Is a hardware quick failover possible with core count different between members?
I have a pair of 4800s (4 CPU cores) on R80.40 that are near EOL.
I have a pair of 6600s (6 CPU cores?) to replace them with.
I want to keep the IPs the same to avoid rewriting rules or licensing issues.
Management is external on VMware, and it is an active/passive HA cluster.
State Synchronization and Virtual MAC for Advanced Settings.
Internal networks also use this cluster as a router for network segmentation - default route for subnets are the Virtual IP.
My plan is to change/risk as little as possible to minimize downtime - match the Take and Hotfix version on new hardware.
All devices keep the same IP address in the Gateways and Servers page.
Reading a few other threads here, I was a little fuzzy on one critical item:
Is new hardware SIC/policy staging possible here, or quick failover possible with a core count change?
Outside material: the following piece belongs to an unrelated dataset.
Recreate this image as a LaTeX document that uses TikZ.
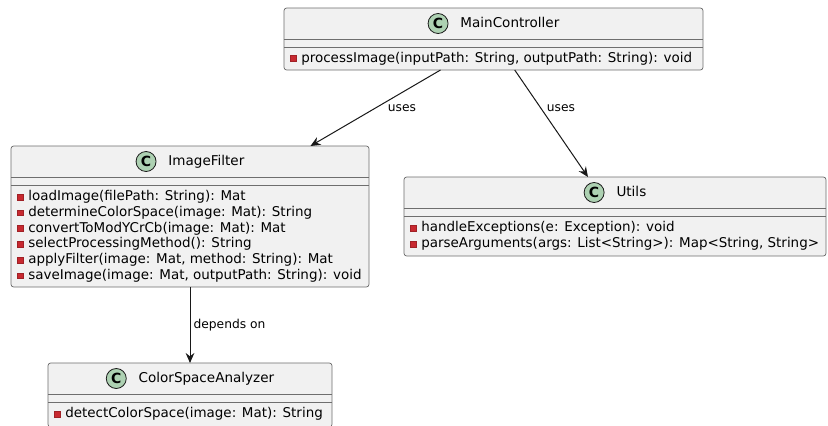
\documentclass[tikz,border=0pt]{standalone}
\usepackage{fontspec}
\setmainfont{DejaVu Sans}
\usetikzlibrary{arrows.meta}
\definecolor{umlfill}{HTML}{F1F1F1}
\definecolor{umlline}{HTML}{181818}
\definecolor{sepgray}{HTML}{6E6E6E}
\definecolor{cgreen}{HTML}{ADD1B2}
\definecolor{privred}{HTML}{C82930}
\tikzset{
  classbox/.style={rectangle, draw=sepgray, fill=umlfill, line width=0.55pt, rounded corners=2pt, inner sep=0pt, outer sep=0pt},
  sepline/.style={draw=sepgray, line width=0.55pt},
  ctitle/.style={inner sep=0pt, font=\fontsize{10.15pt}{12pt}\selectfont},
  member/.style={anchor=west, inner sep=0pt, text height=7.6pt, text depth=2.2pt, font=\fontsize{10.1pt}{12pt}\selectfont},
  privmark/.style={rectangle, fill=privred, draw=privred!80!black, line width=0.3pt, minimum size=4.4pt, inner sep=0pt},
  conn/.style={draw=umlline, line width=0.75pt, -{Stealth[length=7.5pt,width=6.5pt,inset=2.5pt]}},
  elabel/.style={font=\fontsize{9.2pt}{11pt}\selectfont, inner sep=1pt, text=black},
}
\newcommand\classicon{\tikz[baseline=-0.5ex]\node[circle, draw=umlline, fill=cgreen, line width=0.6pt, minimum size=15pt, inner sep=0pt, font=\bfseries\fontsize{10.5pt}{10.5pt}\selectfont]{C};}
\newcommand\umember[4]{%
  \node[privmark] (#1s) at (#2+9.5,#3) {};
  \node[member] (#1) at (#2+17,#3) {#4};}
\begin{document}
\begin{tikzpicture}[x=0.75pt,y=-0.75pt]
\useasboundingbox (0,0) rectangle (828,425);
\clip (0,0) rectangle (828,425);
\fill[white] (0,0) rectangle (828,425);

% MainController
\node[classbox, minimum width=314.25pt, minimum height=46.5pt] (mc) at (493.5,39) {};
\draw[sepline] (284,39) -- (703,39);
\draw[sepline] (284,47) -- (703,47);
\node[ctitle] (mct) at (493.5,23.5) {\classicon\hspace{9pt}MainController};
\umember{mc1}{284}{58.5}{processImage(inputPath: String, outputPath: String): void}

% ImageFilter
\node[classbox, minimum width=268.5pt, minimum height=105.75pt] (if) at (190,216.5) {};
\draw[sepline] (11,177) -- (369,177);
\draw[sepline] (11,185) -- (369,185);
\node[ctitle] (ift) at (190,161.5) {\classicon\hspace{9pt}ImageFilter};
\umember{if1}{11}{197}{loadImage(filePath: String): Mat}
\umember{if2}{11}{212.75}{determineColorSpace(image: Mat): String}
\umember{if3}{11}{228.5}{convertToModYCrCb(image: Mat): Mat}
\umember{if4}{11}{244.25}{selectProcessingMethod(): String}
\umember{if5}{11}{260}{applyFilter(image: Mat, method: String): Mat}
\umember{if6}{11}{275.75}{saveImage(image: Mat, outputPath: String): void}

% Utils
\node[classbox, minimum width=316.5pt, minimum height=59.25pt] (ut) at (615,216.5) {};
\draw[sepline] (404,208) -- (826,208);
\draw[sepline] (404,216) -- (826,216);
\node[ctitle] (utt) at (615,192.5) {\classicon\hspace{9pt}Utils};
\umember{ut1}{404}{228}{handleExceptions(e: Exception): void}
\umember{ut2}{404}{244}{parseArguments(args: List<String>): Map<String, String>}

% ColorSpaceAnalyzer
\node[classbox, minimum width=213pt, minimum height=48pt] (csa) at (190,395) {};
\draw[sepline] (48,394) -- (332,394);
\draw[sepline] (48,402) -- (332,402);
\node[ctitle] (csat) at (190,378.5) {\classicon\hspace{9pt}ColorSpaceAnalyzer};
\umember{csa1}{48}{414}{detectColorSpace(image: Mat): String}

% connectors
\draw[conn] (mc) -- (if);
\draw[conn] (mc) -- (ut);
\draw[conn] (if) -- (csa);
\node[elabel] (l1) at (402,108) {uses};
\node[elabel] (l2) at (561,108) {uses};
\node[elabel, anchor=west] (l3) at (192,325) {depends on};
\end{tikzpicture}
\end{document}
The procedure I saw in another thread was:
1) Power down/disconnect old member B
2) Power on/connect new member B
3) Change Cluster Hardware Type to 6600, Establish SIC on B, push policy to only B
<A keeps traffic this whole time - "Maintain Current Cluster Member Active set" >
4) Power off A
5) B takes the floating IPs and there is minimal downtime, replace A afterward the same way
If I follow this and push policy to B and tell the cluster to keep the "Current Member Active",
do I really have a cluster at that point anyway?
State can't replicate to the new member because the core count is different?
Does that create a "split brain" where both members want to be active and making things worse?
I really want to minimize downtime, and "power everything old off and figure out if the new hardware
works correctly during a total outage" seems like if anything is wrong my outage is getting a lot longer.
I assume "B" has to be the real IP in the cluster setup to establish SIC and push policy, I can't do that on
an alternate IP address or anything. So the clock is ticking when I power things off.
Is there a way to get the real IP on member B with different core counts without the cluster going very wrong?